== Written exercise ==
Only the lines from the start of the data through the line with "year (gigatonnes, Gt)</tspan></text>" belong in the copy. Restate them word for word, minus the pictures.

Records contained in a dataset:
>> START

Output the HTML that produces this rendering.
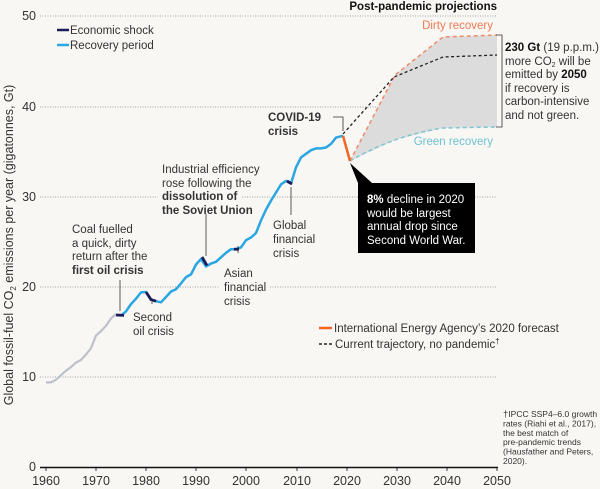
<!DOCTYPE html>
<html><head><meta charset="utf-8"><style>
html,body{margin:0;padding:0;background:#f8f7f4;}
svg{display:block;font-family:"Liberation Sans",sans-serif;}
</style></head><body>
<svg width="600" height="489" viewBox="0 0 600 489" xmlns="http://www.w3.org/2000/svg">
<rect width="600" height="489" fill="#f8f7f4"/>
<g stroke="#888" stroke-width="0.8" stroke-dasharray="1,1.5">
<line x1="40" y1="16" x2="497" y2="16"/>
<line x1="40" y1="107" x2="497" y2="107"/>
<line x1="40" y1="197" x2="158" y2="197"/><line x1="242" y1="197" x2="497" y2="197"/>
<line x1="40" y1="287" x2="220" y2="287"/><line x1="270" y1="287" x2="497" y2="287"/>
<line x1="40" y1="377" x2="497" y2="377"/>
</g>
<g font-size="12.5" fill="#333" text-anchor="end">
<text x="36" y="20">50</text><text x="36" y="111">40</text><text x="36" y="201">30</text>
<text x="36" y="291">20</text><text x="36" y="381">10</text><text x="36" y="471">0</text>
</g>
<line x1="40" y1="467.5" x2="498" y2="467.5" stroke="#111" stroke-width="1.5"/>
<g stroke="#111" stroke-width="0.8">
<line x1="46" y1="467" x2="46" y2="471"/><line x1="96" y1="467" x2="96" y2="471"/><line x1="146" y1="467" x2="146" y2="471"/><line x1="196" y1="467" x2="196" y2="471"/><line x1="246" y1="467" x2="246" y2="471"/><line x1="297" y1="467" x2="297" y2="471"/><line x1="347" y1="467" x2="347" y2="471"/><line x1="397" y1="467" x2="397" y2="471"/><line x1="447" y1="467" x2="447" y2="471"/><line x1="497" y1="467" x2="497" y2="471"/>
</g>
<g font-size="12.5" fill="#333" text-anchor="middle">
<text x="46" y="485">1960</text><text x="96" y="485">1970</text><text x="146" y="485">1980</text><text x="196" y="485">1990</text><text x="246" y="485">2000</text><text x="297" y="485">2010</text><text x="347" y="485">2020</text><text x="397" y="485">2030</text><text x="447" y="485">2040</text><text x="497" y="485">2050</text>
</g>
<text transform="translate(13,245) rotate(-90)" font-size="12.5" fill="#333" text-anchor="middle">Global fossil-fuel CO<tspan font-size="8" dy="3">2</tspan><tspan dy="-3"> emissions per year (gigatonnes, Gt)</tspan></text>

<polygon points="350,161 395,75 443,37 497,35 497,127 443,128 395,140" fill="#dcdcdc"/>
<polyline points="350,161 395,75 443,37 497,35" fill="none" stroke="#f08b6a" stroke-width="1.5" stroke-dasharray="4,3"/>
<path d="M350,161 Q395,135 443,128 L497,127" fill="none" stroke="#7cc6d6" stroke-width="1.5" stroke-dasharray="4,3"/>
<polyline points="343,134 394,77 443,57 497,55" fill="none" stroke="#222" stroke-width="1.3" stroke-dasharray="3,2.5"/>

<polyline fill="none" stroke="#bcc1cb" stroke-width="2.2" stroke-linejoin="round" points="46,382.4 51,382.4 56,379.7 61,375.2 66,370.7 71,367.1 76,362.6 81,359.9 86,354.5 91,348.2 96,335.6 101,331.1 106,325.7 111,318.5 116,314"/>
<polyline fill="none" stroke="#2aa6e2" stroke-width="2.5" stroke-linejoin="round" points="121,315.8 126,311.3 131,304.1 136,298.7 141,292.4 146,292 151,299.6 156,301.2 161,302.3 166,297 171,291.5 176,289.2 181,283.4 186,277.1 191,274.4 196,264.5 201,259 206,266.4 211,263.6 216,261.8 221,257.3 226,252.8 231,249.2 236,249.2 241,247.4 246,240.2 251,237.5 256,233 261,220.4 266,209.6 271,200.6 276,192.5 281,184.4 286,180.9 291,183.5 296,167.3 301,157.4 306,153.8 311,150.2 316,148.4 321,148.4 326,147.5 331,143.9 336,137.6 343,135.8"/>
<g stroke="#1c1b5c" stroke-width="2.8" fill="none">
<line x1="116" y1="315" x2="124" y2="315.3"/>
<polyline points="146,292 151,299.6 156,301.2"/>
<line x1="202" y1="257" x2="207" y2="265.5"/>
<line x1="234" y1="249.2" x2="239" y2="249.2"/>
<line x1="287" y1="181" x2="292" y2="184"/>
</g>
<line x1="343" y1="135.8" x2="350" y2="161" stroke="#f26522" stroke-width="2.5"/>

<g stroke="#333" stroke-width="0.8" fill="none">
<line x1="120" y1="280" x2="120" y2="311"/>
<line x1="152" y1="300" x2="152" y2="304"/>
<line x1="206" y1="214" x2="206" y2="256"/>
<line x1="238" y1="253" x2="238" y2="246"/>
<line x1="291" y1="187" x2="291" y2="215"/>
<polyline points="333,117 343,117 343,131"/>
<polyline points="496,35 502,35 502,127 496,127"/>
</g>
<polygon points="350,163 358,183 372,183" fill="#000"/>
<rect x="358" y="183" width="117" height="70" fill="#000"/>

<g font-size="11.5" fill="#333">
<line x1="57" y1="30" x2="69" y2="30" stroke="#1c1b5c" stroke-width="2.5"/>
<text x="70" y="34">Economic shock</text>
<line x1="57" y1="45" x2="69" y2="45" stroke="#2aa6e2" stroke-width="2.5"/>
<text x="70" y="49">Recovery period</text>
<text x="72" y="233">Coal fuelled</text>
<text x="72" y="247">a quick, dirty</text>
<text x="72" y="260">return after the</text>
<text x="72" y="274" font-weight="bold">first oil crisis</text>
<text x="133" y="321">Second</text>
<text x="133" y="335">oil crisis</text>
<text x="162" y="173">Industrial efficiency</text>
<text x="162" y="187">rose following the</text>
<text x="162" y="200" font-weight="bold">dissolution of</text>
<text x="162" y="214" font-weight="bold">the Soviet Union</text>
<text x="224" y="277">Asian</text>
<text x="224" y="291">financial</text>
<text x="224" y="305">crisis</text>
<text x="273" y="229">Global</text>
<text x="273" y="243">financial</text>
<text x="273" y="257">crisis</text>
<text x="268" y="121" font-weight="bold">COVID-19</text>
<text x="268" y="135" font-weight="bold">crisis</text>
<text x="497" y="10" text-anchor="end" font-weight="bold" fill="#111">Post-pandemic projections</text>
<text x="493" y="29" text-anchor="end" fill="#f07a55">Dirty recovery</text>
<text x="493" y="145" text-anchor="end" fill="#6ec3d3">Green recovery</text>
<text x="505" y="51"><tspan font-weight="bold" fill="#111">230 Gt</tspan> (19 p.p.m.)</text>
<text x="505" y="65">more CO<tspan font-size="7" dy="2">2</tspan><tspan dy="-2"> will be</tspan></text>
<text x="505" y="78">emitted by <tspan font-weight="bold" fill="#111">2050</tspan></text>
<text x="505" y="92">if recovery is</text>
<text x="505" y="105">carbon-intensive</text>
<text x="505" y="119">and not green.</text>
<g fill="#fff">
<text x="367" y="203"><tspan font-weight="bold">8%</tspan> decline in 2020</text>
<text x="367" y="217">would be largest</text>
<text x="367" y="230">annual drop since</text>
<text x="367" y="244">Second World War.</text>
</g>
<line x1="319" y1="328" x2="332" y2="328" stroke="#f26522" stroke-width="2.5"/>
<text x="334" y="332">International Energy Agency’s 2020 forecast</text>
<line x1="319" y1="344" x2="333" y2="344" stroke="#222" stroke-width="1.5" stroke-dasharray="3,2"/>
<text x="335" y="348">Current trajectory, no pandemic<tspan font-size="8" dy="-4">†</tspan></text>
</g>
<g font-size="8.5" fill="#333">
<text x="503" y="417"><tspan font-size="9.5">†</tspan>IPCC SSP4–6.0 growth</text>
<text x="503" y="426.4">rates (Riahi et al., 2017),</text>
<text x="503" y="435.8">the best match of</text>
<text x="503" y="445.2">pre-pandemic trends</text>
<text x="503" y="454.6">(Hausfather and Peters,</text>
<text x="503" y="464">2020).</text>
</g>
</svg>
</body></html>
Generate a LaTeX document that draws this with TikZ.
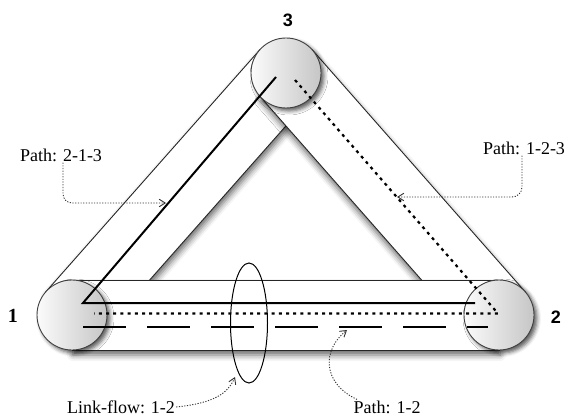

>> END

== Result of this exercise ==
Output the HTML that produces this rendering.
<!DOCTYPE html>
<html><head><meta charset="utf-8"><style>
html,body{margin:0;padding:0;background:#f8f7f4;}
svg{display:block;font-family:"Liberation Sans",sans-serif;}
</style></head><body>
<svg width="600" height="489" viewBox="0 0 600 489" xmlns="http://www.w3.org/2000/svg">
<rect width="600" height="489" fill="#f8f7f4"/>
<g stroke="#888" stroke-width="0.8" stroke-dasharray="1,1.5">
<line x1="40" y1="16" x2="497" y2="16"/>
<line x1="40" y1="107" x2="497" y2="107"/>
<line x1="40" y1="197" x2="158" y2="197"/><line x1="242" y1="197" x2="497" y2="197"/>
<line x1="40" y1="287" x2="220" y2="287"/><line x1="270" y1="287" x2="497" y2="287"/>
<line x1="40" y1="377" x2="497" y2="377"/>
</g>
<g font-size="12.5" fill="#333" text-anchor="end">
<text x="36" y="20">50</text><text x="36" y="111">40</text><text x="36" y="201">30</text>
<text x="36" y="291">20</text><text x="36" y="381">10</text><text x="36" y="471">0</text>
</g>
<line x1="40" y1="467.5" x2="498" y2="467.5" stroke="#111" stroke-width="1.5"/>
<g stroke="#111" stroke-width="0.8">
<line x1="46" y1="467" x2="46" y2="471"/><line x1="96" y1="467" x2="96" y2="471"/><line x1="146" y1="467" x2="146" y2="471"/><line x1="196" y1="467" x2="196" y2="471"/><line x1="246" y1="467" x2="246" y2="471"/><line x1="297" y1="467" x2="297" y2="471"/><line x1="347" y1="467" x2="347" y2="471"/><line x1="397" y1="467" x2="397" y2="471"/><line x1="447" y1="467" x2="447" y2="471"/><line x1="497" y1="467" x2="497" y2="471"/>
</g>
<g font-size="12.5" fill="#333" text-anchor="middle">
<text x="46" y="485">1960</text><text x="96" y="485">1970</text><text x="146" y="485">1980</text><text x="196" y="485">1990</text><text x="246" y="485">2000</text><text x="297" y="485">2010</text><text x="347" y="485">2020</text><text x="397" y="485">2030</text><text x="447" y="485">2040</text><text x="497" y="485">2050</text>
</g>
<text transform="translate(13,245) rotate(-90)" font-size="12.5" fill="#333" text-anchor="middle">Global fossil-fuel CO<tspan font-size="8" dy="3">2</tspan><tspan dy="-3"> emissions per year (gigatonnes, Gt)</tspan></text>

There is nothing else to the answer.